Je traverse un désert de tourbe et de mensonge.
Je rêve de ma fin quand le remords me ronge,
Je suis pris des tourments de l’homme tiraillé ;
Par un péché coupable à jamais travaillé,
Je traverse un désert de tourbe et de mensonge.
Le combat de ma vie est de ne point mourir.
Devant ce que j’ai fait j’ai si peur de périr ;
Cette lutte incessante oppose ma conscience
À l’abject de ma faute ; et pourtant, par défiance
Le combat de ma vie est de ne point mourir.
J’ai fait pis que tuer par ma pulsion mauvaise !
Un silence de mort, un immense malaise
Révèle mon mal crime aux yeux de mes amis :
Ceux qui m’ont fait confiance, à qui j’ai tout transmis…
J’ai fait pis que tuer par ma pulsion mauvaise !
Palper la peau d’autrui me fut geste normal.
Désormais, le cancer, ou je ne sais quel mal,
Affute mon remords, éveille mon angoisse,
Je sens dans tout mon corps la mort, comme une poisse –
Palper la peau d’autrui me fut geste normal.
Je revois ce garçon qui s’amuse et qui joue.
Je me revois encor lui caresser la joue,
Le prendre dans mes bras… Je suis un criminel !
Se rappelle-t-il donc ce toucher trop charnel ?
Je revois ce garçon qui s’amuse et qui joue.
Un confrère bénit le Seigneur pour ma foi !
S’il savait, s’il savait… Ah ! s’il savait l’effroi
Que je ressens, tenace, en mon âme perverse,
S’il savait qu’en mon cœur je ressens tout l’inverse !
Un confrère bénit le Seigneur pour ma foi !
Les derniers sacrements me sont donnés. De grâce !
Retirez de mon cœur toute la sombre crasse !

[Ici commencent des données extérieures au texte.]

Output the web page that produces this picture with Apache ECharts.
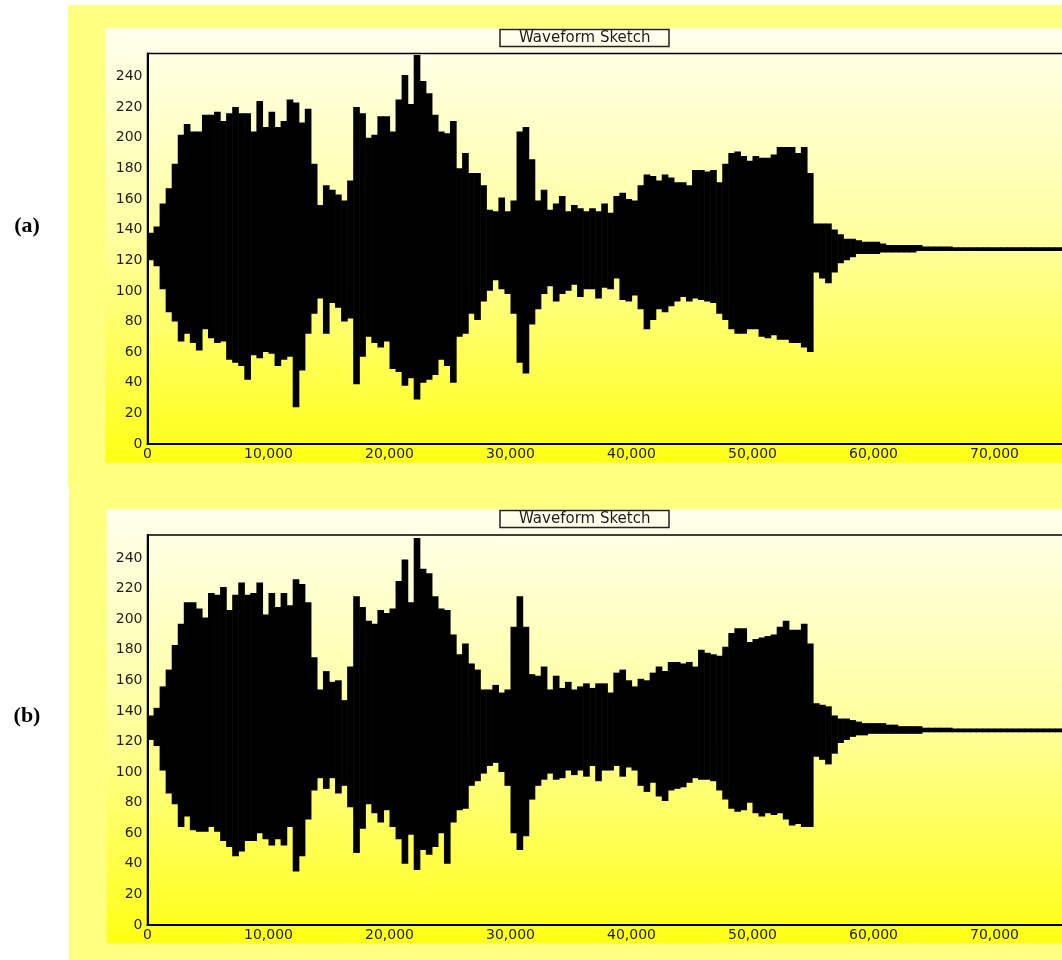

Cela fait si longtemps que mon cœur se salit,
Si longtemps que je tais ce que j’ai fais du lit !
Les derniers sacrements me sont donnés. De grâce !
Je n’ai pas les vertus de mes si beaux habits !
Je leur ai préféré victimes, fric, rubis.
J’ai débauché mon temps pour masquer ma tendance,
Comment n’ont-ils rien su de mon outrecuidance ?
Je n’ai pas les vertus de mes si beaux habits !
La mort désarmera bientôt l’abominable.
Qui me voit se méprend, ce qui m’est intenable ;
On loue à grand regret ce que je ne suis pas,
Je sais qu’il n’est pas loin, cet inique trépas.
La mort désarmera bientôt l’abominable.
De ce mal venimeux je n’ai rien confessé.
Comme un dernier défi pour Dieu que j’ai blessé,
Je n’ai rien dit. Jamais je n’ai dit ce mal crime ;
Je sens que le Malin me cherche comme prime –
De ce mal venimeux je n’ai rien confessé.
La mort vient retirer les mots de ma pensée.
De la belle innocence éplorée, offensée,
Je sens que point le jour où l’homme entend son cri ;
Le jour où l’on verra que je suis un pourri.
La mort vient retirer les mots de ma pensée.